-- Start of SUPPLIED MATERIAL --
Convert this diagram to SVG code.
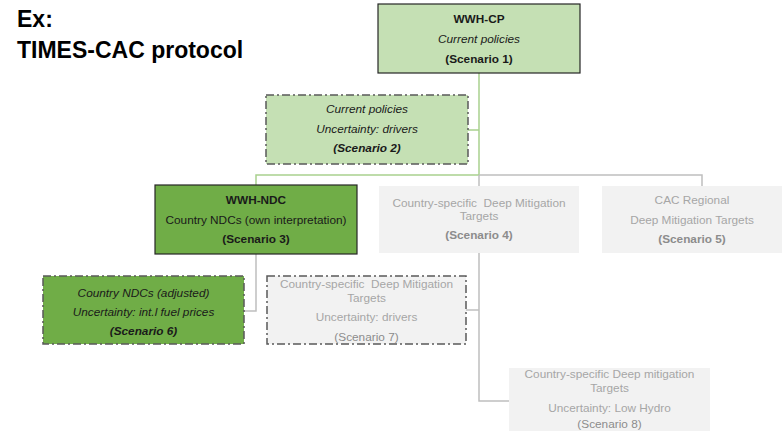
<svg xmlns="http://www.w3.org/2000/svg" width="783" height="431" viewBox="0 0 783 431">
<style>
text{font-family:"Liberation Sans",Arial,sans-serif;font-size:11.8px;text-anchor:middle}
.title{font-size:23px;font-weight:bold;text-anchor:start;fill:#000}
.dk{fill:#1a1a1a}
.gr{fill:#a6a6a6}
.gd{fill:#8c8c8c}
.b{font-weight:bold}
.i{font-style:italic}
.lg{fill:#c5e0b4}
.dg{fill:#70ad47}
.gy{fill:#f2f2f2;stroke:none}
.solid{stroke:#262626;stroke-width:1.2}
.dash{stroke:#595959;stroke-width:1.5;stroke-dasharray:8 3 2 3}
.cg{fill:none;stroke:#a9d18e;stroke-width:1.5}
.cy{fill:none;stroke:#bfbfbf;stroke-width:1.5}
</style>
<text class="title" x="17" y="27">Ex:</text>
<text class="title" x="17" y="58">TIMES-CAC protocol</text>
<g id="connectors">
<polyline class="cg" points="479,73 479,175 256,175 256,185"/>
<line class="cg" x1="468" y1="130" x2="479" y2="130"/>
<polyline class="cy" points="479,175 702,175 702,186"/>
<line class="cy" x1="479" y1="175" x2="479" y2="186"/>
<polyline class="cy" points="256,254 256,311 244,311"/>
<polyline class="cy" points="479,253 479,401 509,401"/>
<line class="cy" x1="466" y1="310" x2="479" y2="310"/>
</g>
<g id="s1">
<rect class="lg solid" x="378" y="4" width="202" height="69"/>
<text class="dk b" x="479" y="23">WWH-CP</text>
<text class="dk i" x="479" y="43">Current policies</text>
<text class="dk b" x="479" y="63">(Scenario 1)</text>
</g>
<g id="s2">
<rect class="lg dash" x="266" y="95" width="202" height="69"/>
<text class="dk i" x="367" y="113">Current policies</text>
<text class="dk i" x="367" y="133">Uncertainty: drivers</text>
<text class="dk i b" x="367" y="152">(Scenario 2)</text>
</g>
<g id="s3">
<rect class="dg solid" x="155" y="185" width="202" height="69"/>
<text class="dk b" x="256" y="204">WWH-NDC</text>
<text class="dk" x="256" y="224">Country NDCs (own interpretation)</text>
<text class="dk b" x="256" y="243">(Scenario 3)</text>
</g>
<g id="s4">
<rect class="gy" x="379" y="186" width="200" height="67"/>
<text class="gr" x="479" y="207" xml:space="preserve">Country-specific  Deep Mitigation</text>
<text class="gr" x="479" y="220">Targets</text>
<text class="gd b" x="479" y="239">(Scenario 4)</text>
</g>
<g id="s5">
<rect class="gy" x="602" y="186" width="180" height="67"/>
<text class="gr" x="692" y="204">CAC Regional</text>
<text class="gr" x="692" y="224">Deep Mitigation Targets</text>
<text class="gd b" x="692" y="243">(Scenario 5)</text>
</g>
<g id="s6">
<rect class="dg dash" x="43" y="276" width="201" height="68"/>
<text class="dk i" x="143.5" y="297">Country NDCs (adjusted)</text>
<text class="dk i" x="143.5" y="316">Uncertainty: int.l fuel prices</text>
<text class="dk i b" x="143.5" y="335">(Scenario 6)</text>
</g>
<g id="s7">
<rect class="gy" x="267" y="276" width="199" height="68"/>
<rect class="dash" fill="none" x="267" y="276" width="199" height="68"/>
<text class="gr" x="366.5" y="288" xml:space="preserve">Country-specific  Deep Mitigation</text>
<text class="gr" x="366.5" y="302">Targets</text>
<text class="gr" x="366.5" y="321">Uncertainty: drivers</text>
<text class="gd" x="366.5" y="341">(Scenario 7)</text>
</g>
<g id="s8">
<rect class="gy" x="509" y="368" width="201" height="70"/>
<text class="gr" x="609.5" y="378">Country-specific Deep mitigation</text>
<text class="gr" x="609.5" y="392">Targets</text>
<text class="gr" x="609.5" y="412">Uncertainty: Low Hydro</text>
<text class="gd" x="609.5" y="428">(Scenario 8)</text>
</g>
</svg>
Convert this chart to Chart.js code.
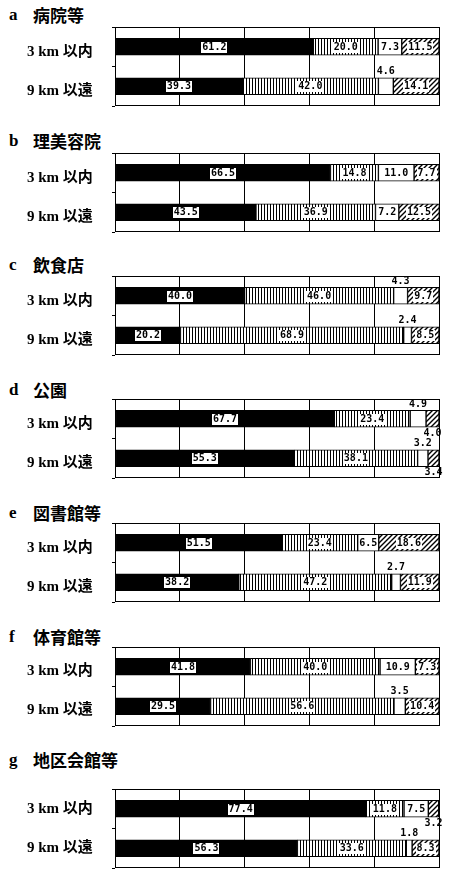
-- End of SUPPLIED MATERIAL --
**DIRECTIONS FOR THIS TASK:** Which lines in the listing above hold the word "Convert"? Show each of them.

**RESPONSE:**
Convert this diagram to SVG code.
Convert this chart to Chart.js code.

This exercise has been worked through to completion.